The Pack seemed to be in need of a solid center after Caitlin Weimar suffered a preseason hip injury. If there was any way NC State was going to right the ship, a frontcourt presence was going to be needed to compete with the nation’s best. 

Luckily for NC State, it was able to develop freshmen forwards Tilda Trygger and Lorena Awou into solid post players — even though the former isn’t a natural center. That immediately helped boost the Wolfpack’s ability to beat teams it viewed as its peers. In turn, NC State won 22 of its last 25 games to cruise into Selection Sunday with one of the best resumes in the ACC. 

The Wolfpack owns an 8-6 record against Quad 1 competition, including six victories over Associated Press Top 25 teams, this season, while it has a perfect record against the other three quads at 18-0. 

NC State coach Wes Moore was pleased with his team’s ability to respond to the early-season woes and responded with nearly two dozen wins. 

“We had a really challenging schedule early in the year,” Moore said on the Wolfpack Radio Network postgame show after the regular season finale at SMU. “I’m proud of them. A lot of teams could got down right there and it could have snowballed on you a little bit. But they came back, won some big games and got momentum.”

That finish to the season allowed NC State to dig itself out of a hole in the eyes of many, including ESPN’s Charlie Creme, who runs the outlet’s women’s bracketology. He believed the Wolfpack’s strong finish to the regular season and a pair of ACC Tournament wins was enough to secure a No. 2 seed in the NCAA Tournament, which will be revealed Sunday (8 p.m., ESPN). 

Creme has NC State hosting 15-seed Tennessee Tech, 7-seed Michigan and 10-seed Iowa State/Princeton in the first weekend of the NCAA Tournament in his latest projection.

Not only did the Pack find a way to be one of the top teams heading into March, Creme believed it was able to jump past Notre Dame for the ACC’s best seed in the NCAA Tournament as the No. 6 team on the seed list, in his opinion.

“I think they earned their way to the two-line,” Creme said on an ESPN Zoom availability Wednesday. “It took pretty much the entirety of the season to get back to that level. By getting to the ACC final, I think that was enough to solidify that — even leapfrogging Notre Dame on the overall seed list.”

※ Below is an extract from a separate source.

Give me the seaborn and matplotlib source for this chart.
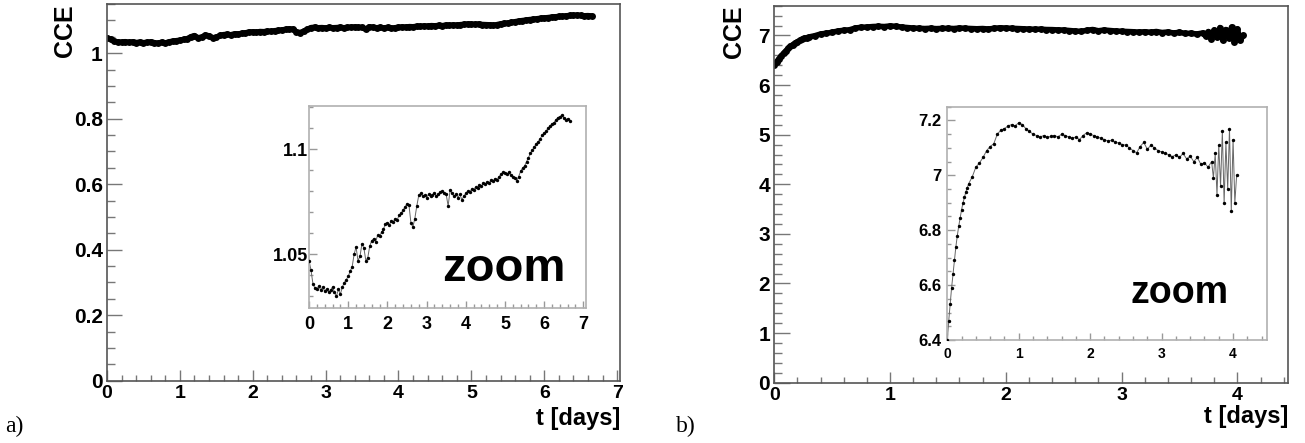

While the Wolfpack, the co-regular season ACC champions, lost the league tournament title game on Sunday in a 76-62 result to Duke, Creme thought that didn’t affect where NC State stands going into next week’s tournament. He also didn’t believe that the Pack winning the ACC title would have helped it climb past where it currently stands. 

“I think they did everything they could to get as high on the overall seed list as they could,” Creme said. “Even winning an ACC Championship would not have moved them past UConn. So six is definitely NC State’s ceiling heading into Selection Sunday.”

When the bracket does come out, Creme thinks the Wolfpack has what it takes to get back to the Final Four for the second straight season. He argued NC State would be the top team of the second tier of squads that could make it to Tampa, while the five teams ahead — South Carolina, Texas, UCLA, UConn and USC — all are national championship contenders.

But once the tournament begins, he did add, anything is possible when it comes to the Wolfpack. Last season, NC State worked past Texas in the Elite Eight behind consistent outside shooting. If those two teams met again with another trip to the Final Four on the line, Creme thought the Pack would have a clear chance of winning for the second straight meeting. 

“What their ceiling is in the tournament I think will depend a lot on matchups,” Creme said of NC State. “If that was to be, for instance, a matchup down the road in the Elite Eight, I would think NC State’s opportunity for the Final Four would certainly be there.”

Time will tell, but NC State has itself positioned nearly as best it could be at this point going into the selection process this weekend.